- _Dataset excerpts_:

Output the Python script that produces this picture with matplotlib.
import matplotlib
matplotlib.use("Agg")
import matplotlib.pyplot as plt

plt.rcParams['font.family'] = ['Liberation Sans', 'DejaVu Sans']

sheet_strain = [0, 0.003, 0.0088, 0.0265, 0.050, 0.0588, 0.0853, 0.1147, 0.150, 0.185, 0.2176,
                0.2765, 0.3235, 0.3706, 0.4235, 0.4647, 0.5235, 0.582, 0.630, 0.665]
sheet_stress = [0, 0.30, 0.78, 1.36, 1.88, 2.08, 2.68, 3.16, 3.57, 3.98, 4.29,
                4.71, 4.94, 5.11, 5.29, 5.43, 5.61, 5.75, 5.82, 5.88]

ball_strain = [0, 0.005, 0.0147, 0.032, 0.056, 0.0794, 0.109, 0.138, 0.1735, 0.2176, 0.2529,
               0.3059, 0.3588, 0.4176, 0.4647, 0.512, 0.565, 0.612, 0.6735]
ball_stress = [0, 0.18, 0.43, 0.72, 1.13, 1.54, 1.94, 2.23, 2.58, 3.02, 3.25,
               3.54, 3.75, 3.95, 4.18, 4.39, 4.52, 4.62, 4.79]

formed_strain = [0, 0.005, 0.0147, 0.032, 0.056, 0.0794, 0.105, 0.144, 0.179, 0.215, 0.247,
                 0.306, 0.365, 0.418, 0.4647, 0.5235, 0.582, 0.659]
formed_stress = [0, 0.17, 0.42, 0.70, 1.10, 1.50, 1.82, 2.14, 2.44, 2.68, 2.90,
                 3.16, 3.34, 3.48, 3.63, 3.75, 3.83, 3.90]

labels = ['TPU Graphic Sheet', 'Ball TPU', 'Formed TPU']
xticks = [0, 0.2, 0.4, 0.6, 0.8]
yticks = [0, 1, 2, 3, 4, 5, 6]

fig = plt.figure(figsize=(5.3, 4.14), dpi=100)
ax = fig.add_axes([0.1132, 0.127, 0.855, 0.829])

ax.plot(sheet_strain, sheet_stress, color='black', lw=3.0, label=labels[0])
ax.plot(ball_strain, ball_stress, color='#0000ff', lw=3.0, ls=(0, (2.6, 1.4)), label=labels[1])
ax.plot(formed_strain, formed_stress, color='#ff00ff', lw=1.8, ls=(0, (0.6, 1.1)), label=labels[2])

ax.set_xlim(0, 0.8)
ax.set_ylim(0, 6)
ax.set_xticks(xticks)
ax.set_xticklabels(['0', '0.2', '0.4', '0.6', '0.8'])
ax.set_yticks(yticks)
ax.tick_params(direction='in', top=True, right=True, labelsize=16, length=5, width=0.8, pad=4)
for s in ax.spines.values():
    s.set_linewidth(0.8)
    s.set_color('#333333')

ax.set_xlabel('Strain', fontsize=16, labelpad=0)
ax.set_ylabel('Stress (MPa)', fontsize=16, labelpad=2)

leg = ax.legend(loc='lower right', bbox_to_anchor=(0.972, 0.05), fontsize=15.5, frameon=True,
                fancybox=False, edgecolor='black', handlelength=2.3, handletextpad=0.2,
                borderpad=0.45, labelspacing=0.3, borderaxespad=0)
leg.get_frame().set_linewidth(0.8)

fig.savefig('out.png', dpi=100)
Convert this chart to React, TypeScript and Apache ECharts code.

- _To do_: From the first line of the records above to the line that contains "3.16, 3.34, 3.48, 3.63, 3.75, 3.83, 3.90]", quote each line exactly.

- _Solution_:
Output the Python script that produces this picture with matplotlib.
import matplotlib
matplotlib.use("Agg")
import matplotlib.pyplot as plt

plt.rcParams['font.family'] = ['Liberation Sans', 'DejaVu Sans']

sheet_strain = [0, 0.003, 0.0088, 0.0265, 0.050, 0.0588, 0.0853, 0.1147, 0.150, 0.185, 0.2176,
                0.2765, 0.3235, 0.3706, 0.4235, 0.4647, 0.5235, 0.582, 0.630, 0.665]
sheet_stress = [0, 0.30, 0.78, 1.36, 1.88, 2.08, 2.68, 3.16, 3.57, 3.98, 4.29,
                4.71, 4.94, 5.11, 5.29, 5.43, 5.61, 5.75, 5.82, 5.88]

ball_strain = [0, 0.005, 0.0147, 0.032, 0.056, 0.0794, 0.109, 0.138, 0.1735, 0.2176, 0.2529,
               0.3059, 0.3588, 0.4176, 0.4647, 0.512, 0.565, 0.612, 0.6735]
ball_stress = [0, 0.18, 0.43, 0.72, 1.13, 1.54, 1.94, 2.23, 2.58, 3.02, 3.25,
               3.54, 3.75, 3.95, 4.18, 4.39, 4.52, 4.62, 4.79]

formed_strain = [0, 0.005, 0.0147, 0.032, 0.056, 0.0794, 0.105, 0.144, 0.179, 0.215, 0.247,
                 0.306, 0.365, 0.418, 0.4647, 0.5235, 0.582, 0.659]
formed_stress = [0, 0.17, 0.42, 0.70, 1.10, 1.50, 1.82, 2.14, 2.44, 2.68, 2.90,
                 3.16, 3.34, 3.48, 3.63, 3.75, 3.83, 3.90]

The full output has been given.